__What you will do__:
Pictures within the data are to be left out; everything else must be reproduced exactly.

__Supplied material__:

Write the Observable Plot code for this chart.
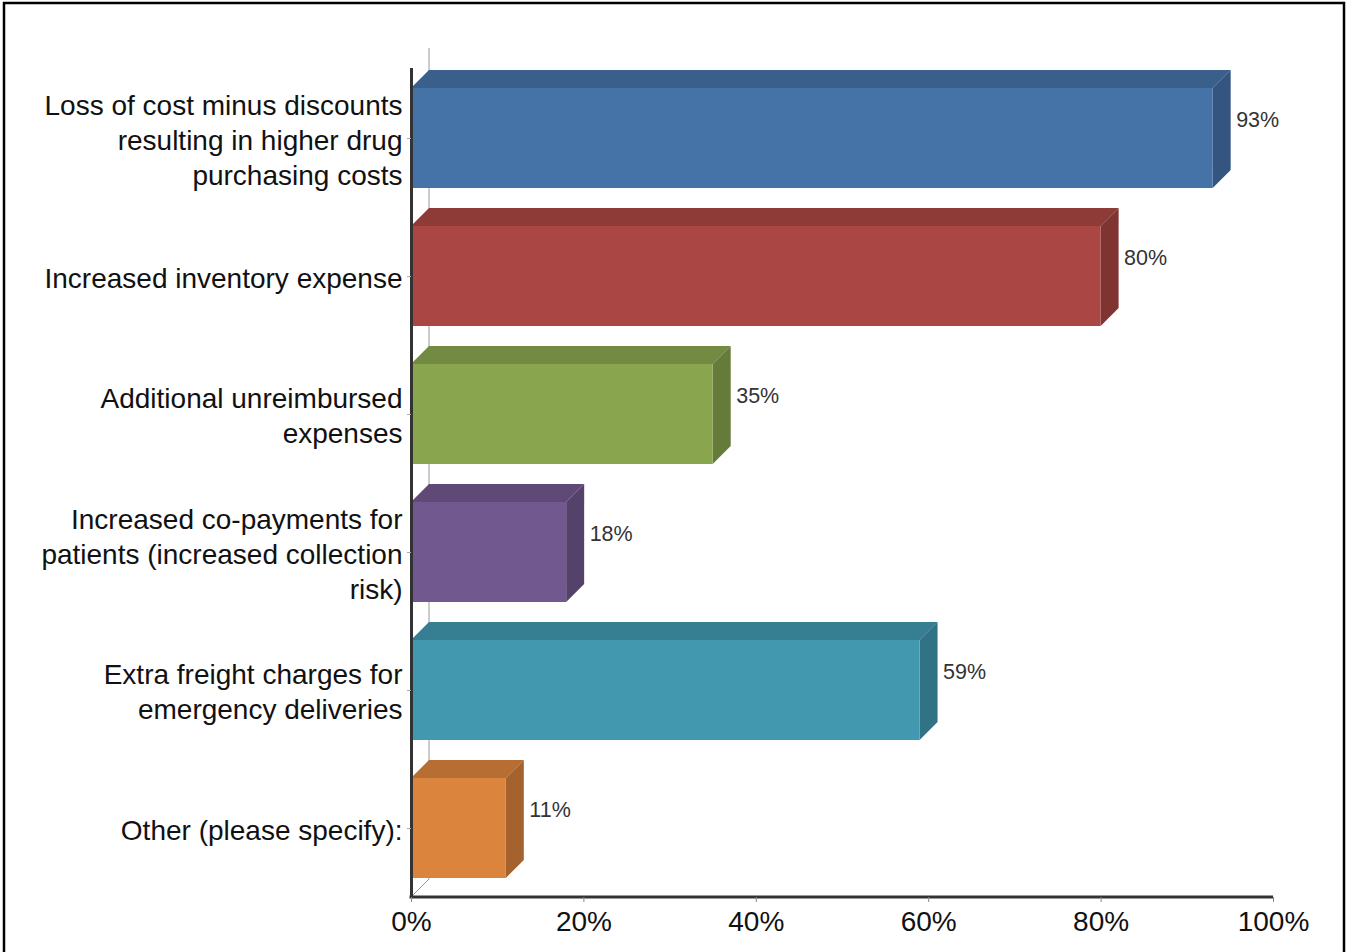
<!DOCTYPE html>
<html>
<head>
<meta charset="utf-8">
<script src="https://cdn.jsdelivr.net/npm/d3@7"></script>
<script src="https://cdn.jsdelivr.net/npm/@observablehq/plot@0.6"></script>
<style>
  html, body { margin: 0; padding: 0; background: #fff; }
  #chart { width: 1347px; height: 952px; overflow: hidden; }
</style>
</head>
<body>
<div id="chart"></div>
<script>
const categories = [
  "Loss of cost minus discounts\nresulting in higher drug\npurchasing costs",
  "Increased inventory expense",
  "Additional unreimbursed\nexpenses",
  "Increased co-payments for\npatients (increased collection\nrisk)",
  "Extra freight charges for\nemergency deliveries",
  "Other (please specify):"
];
const values = [93, 80, 35, 18, 59, 11];
const frontColors = ["#4572A7", "#AA4643", "#89A54E", "#71588F", "#4198AF", "#DB843D"];
const topColors   = ["#3B5F8B", "#8E3A37", "#728A41", "#5E4977", "#367F92", "#B66E33"];
const sideColors  = ["#345580", "#7F3432", "#667B3A", "#55426B", "#317284", "#A4632E"];
const xTicks = [0, 20, 40, 60, 80, 100];

const data = categories.map((c, i) => ({
  category: c, value: values[i], front: frontColors[i], top: topColors[i], side: sideColors[i]
}));

const DEPTH = 18;
const W = 1347, H = 952;

function backdrop(index, scales, vals, dims) {
  const g = d3.create("svg:g");
  const x = scales.x;
  const x0 = x(0);
  const yBottom = dims.height - dims.marginBottom;
  const yTop = dims.marginTop;
  g.append("rect").attr("x", 4).attr("y", 3).attr("width", W - 7).attr("height", H + 20)
    .attr("fill", "none").attr("stroke", "#000").attr("stroke-width", 2.5);
  g.append("line").attr("x1", x0 + DEPTH).attr("x2", x0 + DEPTH)
    .attr("y1", yTop - DEPTH - 2).attr("y2", yBottom - DEPTH)
    .attr("stroke", "#999").attr("stroke-width", 1);
  g.append("line").attr("x1", x0).attr("x2", x0 + DEPTH)
    .attr("y1", yBottom).attr("y2", yBottom - DEPTH)
    .attr("stroke", "#999").attr("stroke-width", 1);
  return g.node();
}

function faces(index, scales, vals, dims) {
  const g = d3.create("svg:g");
  const x = scales.x, y = scales.y;
  const bw = typeof y.bandwidth === "function" ? y.bandwidth() : y.bandwidth;
  const x0 = x(0), d = DEPTH;
  for (const r of data) {
    const y0 = y(r.category), y1 = y0 + bw, x1 = x(r.value);
    g.append("path")
      .attr("d", `M${x0},${y0}L${x0 + d},${y0 - d}L${x1 + d},${y0 - d}L${x1},${y0}Z`)
      .attr("fill", r.top);
    g.append("path")
      .attr("d", `M${x1},${y0}L${x1 + d},${y0 - d}L${x1 + d},${y1 - d}L${x1},${y1}Z`)
      .attr("fill", r.side);
  }
  return g.node();
}

function bottomAxisLine(index, scales, vals, dims) {
  const g = d3.create("svg:g");
  const yb = dims.height - dims.marginBottom;
  g.append("line").attr("x1", scales.x(0) - 1.5).attr("x2", scales.x(100))
    .attr("y1", yb).attr("y2", yb).attr("stroke", "#333").attr("stroke-width", 3);
  return g.node();
}

const chart = Plot.plot({
  width: W,
  height: H,
  marginLeft: 411,
  marginRight: 74,
  marginTop: 68,
  marginBottom: 55,
  style: { fontFamily: "'Liberation Sans', Arial, sans-serif", background: "#fff", color: "#111" },
  x: { domain: [0, 100], axis: null },
  y: { domain: categories, paddingInner: 0.277, paddingOuter: 0.1385, axis: null },
  color: { type: "identity" },
  marks: [
    backdrop,
    faces,
    Plot.barX(data, { x: "value", y: "category", fill: "front" }),
    Plot.ruleX([0], { stroke: "#333", strokeWidth: 3 }),
    bottomAxisLine,
    Plot.axisY({
      tickSize: 4, tickPadding: 5, stroke: "#aaa", fill: "#111",
      fontSize: 28, lineHeight: 1.25, label: null
    }),
    Plot.axisX({
      ticks: xTicks, tickFormat: d => d + "%", tickSize: 5, tickPadding: 9,
      stroke: "#888", fill: "#111", fontSize: 28, label: null
    }),
    Plot.text(data, {
      x: "value", y: "category", text: d => d.value + "%",
      dx: DEPTH + 5, dy: -DEPTH, textAnchor: "start", fontSize: 21.5, fill: "#333"
    })
  ]
});

document.getElementById("chart").appendChild(chart);
</script>
</body>
</html>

__Solved problem__:
Write the Observable Plot code for this chart.
<!DOCTYPE html>
<html>
<head>
<meta charset="utf-8">
<script src="https://cdn.jsdelivr.net/npm/d3@7"></script>
<script src="https://cdn.jsdelivr.net/npm/@observablehq/plot@0.6"></script>
<style>
  html, body { margin: 0; padding: 0; background: #fff; }
  #chart { width: 1347px; height: 952px; overflow: hidden; }
</style>
</head>
<body>
<div id="chart"></div>
<script>
const categories = [
  "Loss of cost minus discounts\nresulting in higher drug\npurchasing costs",
  "Increased inventory expense",
  "Additional unreimbursed\nexpenses",
  "Increased co-payments for\npatients (increased collection\nrisk)",
  "Extra freight charges for\nemergency deliveries",
  "Other (please specify):"
];
const values = [93, 80, 35, 18, 59, 11];
const frontColors = ["#4572A7", "#AA4643", "#89A54E", "#71588F", "#4198AF", "#DB843D"];
const topColors   = ["#3B5F8B", "#8E3A37", "#728A41", "#5E4977", "#367F92", "#B66E33"];
const sideColors  = ["#345580", "#7F3432", "#667B3A", "#55426B", "#317284", "#A4632E"];
const xTicks = [0, 20, 40, 60, 80, 100];

const data = categories.map((c, i) => ({
  category: c, value: values[i], front: frontColors[i], top: topColors[i], side: sideColors[i]
}));

const DEPTH = 18;
const W = 1347, H = 952;

function backdrop(index, scales, vals, dims) {
  const g = d3.create("svg:g");
  const x = scales.x;
  const x0 = x(0);
  const yBottom = dims.height - dims.marginBottom;
  const yTop = dims.marginTop;
  g.append("rect").attr("x", 4).attr("y", 3).attr("width", W - 7).attr("height", H + 20)
    .attr("fill", "none").attr("stroke", "#000").attr("stroke-width", 2.5);
  g.append("line").attr("x1", x0 + DEPTH).attr("x2", x0 + DEPTH)
    .attr("y1", yTop - DEPTH - 2).attr("y2", yBottom - DEPTH)
    .attr("stroke", "#999").attr("stroke-width", 1);
  g.append("line").attr("x1", x0).attr("x2", x0 + DEPTH)
    .attr("y1", yBottom).attr("y2", yBottom - DEPTH)
    .attr("stroke", "#999").attr("stroke-width", 1);
  return g.node();
}

function faces(index, scales, vals, dims) {
  const g = d3.create("svg:g");
  const x = scales.x, y = scales.y;
  const bw = typeof y.bandwidth === "function" ? y.bandwidth() : y.bandwidth;
  const x0 = x(0), d = DEPTH;
  for (const r of data) {
    const y0 = y(r.category), y1 = y0 + bw, x1 = x(r.value);
    g.append("path")
      .attr("d", `M${x0},${y0}L${x0 + d},${y0 - d}L${x1 + d},${y0 - d}L${x1},${y0}Z`)
      .attr("fill", r.top);
    g.append("path")
      .attr("d", `M${x1},${y0}L${x1 + d},${y0 - d}L${x1 + d},${y1 - d}L${x1},${y1}Z`)
      .attr("fill", r.side);
  }
  return g.node();
}

function bottomAxisLine(index, scales, vals, dims) {
  const g = d3.create("svg:g");
  const yb = dims.height - dims.marginBottom;
  g.append("line").attr("x1", scales.x(0) - 1.5).attr("x2", scales.x(100))
    .attr("y1", yb).attr("y2", yb).attr("stroke", "#333").attr("stroke-width", 3);
  return g.node();
}

const chart = Plot.plot({
  width: W,
  height: H,
  marginLeft: 411,
  marginRight: 74,
  marginTop: 68,
  marginBottom: 55,
  style: { fontFamily: "'Liberation Sans', Arial, sans-serif", background: "#fff", color: "#111" },
  x: { domain: [0, 100], axis: null },
  y: { domain: categories, paddingInner: 0.277, paddingOuter: 0.1385, axis: null },
  color: { type: "identity" },
  marks: [
    backdrop,
    faces,
    Plot.barX(data, { x: "value", y: "category", fill: "front" }),
    Plot.ruleX([0], { stroke: "#333", strokeWidth: 3 }),
    bottomAxisLine,
    Plot.axisY({
      tickSize: 4, tickPadding: 5, stroke: "#aaa", fill: "#111",
      fontSize: 28, lineHeight: 1.25, label: null
    }),
    Plot.axisX({
      ticks: xTicks, tickFormat: d => d + "%", tickSize: 5, tickPadding: 9,
      stroke: "#888", fill: "#111", fontSize: 28, label: null
    }),
    Plot.text(data, {
      x: "value", y: "category", text: d => d.value + "%",
      dx: DEPTH + 5, dy: -DEPTH, textAnchor: "start", fontSize: 21.5, fill: "#333"
    })
  ]
});

document.getElementById("chart").appendChild(chart);
</script>
</body>
</html>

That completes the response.